Today: 3 June 2026
Gold price today slides from $5,100 as oil shock lifts dollar, rate fears
9 March 2026
2 mins read

Gold price today slides from $5,100 as oil shock lifts dollar, rate fears

WARSAW, March 9, 2026, 13:30 CET

  • Spot gold dropped 1.2% to $5,109.39 an ounce as of 10:12 GMT. U.S. April futures edged down to $5,118.20.
  • Oil shot higher, reigniting inflation fears and putting a damper on hopes for early U.S. rate cuts.
  • Silver dropped back to $84.07 an ounce, with platinum and palladium also slipping.
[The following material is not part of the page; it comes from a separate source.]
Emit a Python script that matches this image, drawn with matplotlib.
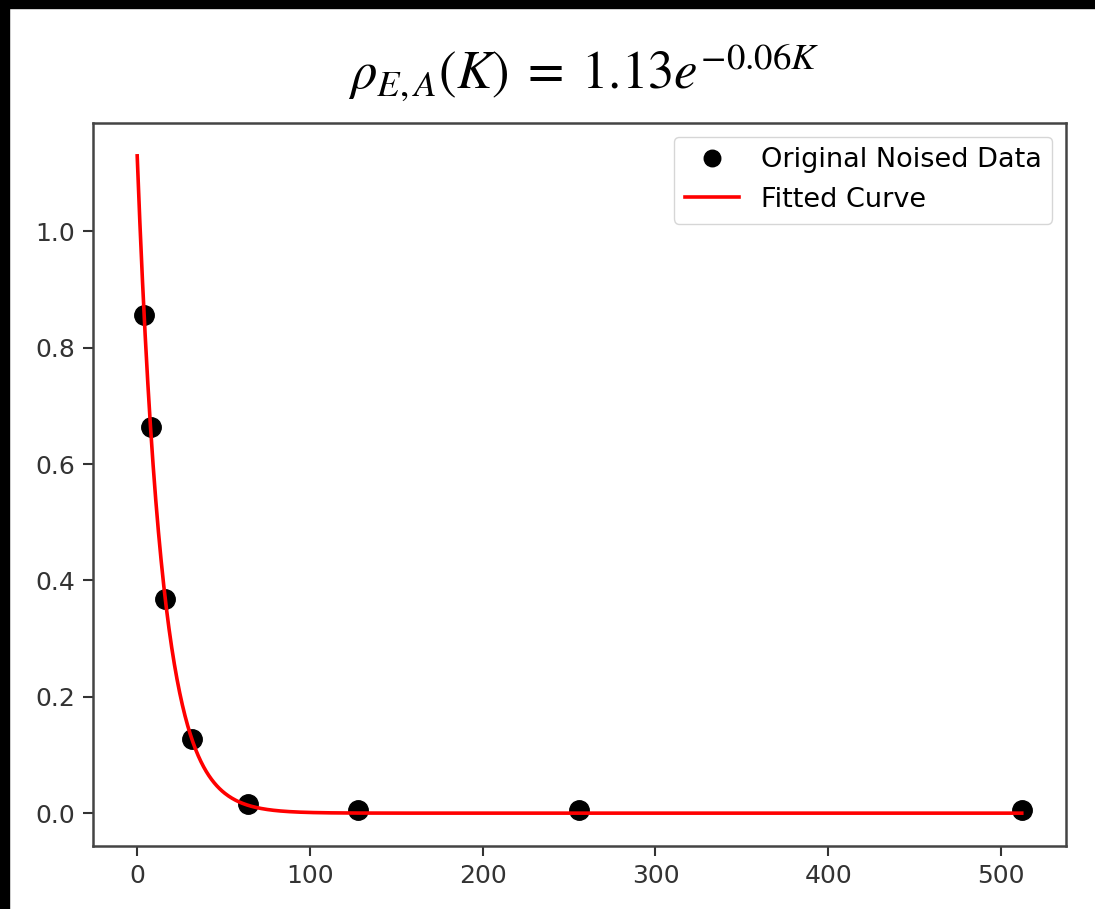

Gold slipped Monday, with spot prices dropping 1.2% to $5,109.39 per ounce at 10:12 GMT as the dollar firmed up and bond yields climbed. Oil shot higher on the back of the U.S., Israel, and Iran conflict, but that didn’t support bullion—spot gold had already tumbled over 2% earlier in the session. U.S. gold futures for April delivery shed 0.8%, falling to $5,118.20. “It is not uncommon to see gold falling as first reaction when financial markets show stress,” said UBS analyst Giovanni Staunovo. Reuters

Oil shot up roughly 25%, with Brent spiking as high as $119.50 a barrel—heaping fresh inflation headaches onto policymakers. “Markets [see] no obvious offramp” in the conflict, IG’s Tony Sycamore noted, adding that the threat of broader economic fallout keeps growing. Reuters

Bullion got no lift from rate bets. As of the Fed’s March 18 meeting, traders assigned a roughly 96.9% chance that rates would hold steady, data from Investing.com’s Fed Rate Monitor showed. For June, odds of keeping the current 3.50%-3.75% range sat at 62.9%, based on Fed funds futures.

U.S. stock index futures skidded more than 1%, pressure mounting in equities as investors piled into the dollar. “We are now looking at a vastly increased chance of a U.S. and global recession as inflation surges,” said Chris Beauchamp at IG, pointing to energy costs as a threat to growth. Meanwhile, U.S. two-year Treasury yields briefly hit their highest mark since late November, according to Reuters, with markets factoring in an extended period of tight policy. Reuters

Sterling just logged its sharpest daily drop in more than a month, with currency traders offloading energy-importer currencies and piling into the dollar. “Investors are bracing for an inflation crisis,” said Susannah Streeter, chief investment strategist at Wealth Club, as oil prices climbed back to levels not seen since 2022. Reuters

Gold sometimes serves as a shelter during geopolitical turmoil, yet it’s not immune—investors often sell when cash is tight. Plus, since bullion doesn’t offer interest the way bonds do, rising yields make it pricier to keep in a portfolio.

Sellers took charge on Monday, with spot silver losing 0.3% to $84.07 an ounce. Platinum dropped 1% to $2,113.97, while palladium retreated 1.3% to $1,604.09.

The price action could easily reverse course again. Should oil prices ease off and the dollar pull back, gold tends to regain its footing fast—particularly if traders start talking up rate cuts. Still, with energy markets tight and yields pushing higher, bullion might keep heading lower, even as negative headlines pile up.

Producer nations are tweaking their policies as prices stay lofty. Ghana plans to roll out a sliding-scale royalty regime on Tuesday, following a review that bumps the ceiling rate to 12% if gold reaches $4,500 an ounce; bullion is already trading above $5,000. “They met us, they are not against the review in principle,” said Minerals Commission CEO Isaac Tandoh, referring to diplomatic resistance. Reuters

Right now, oil-driven inflation worries are outweighing any safe-haven demand—gold’s price action is reflecting that.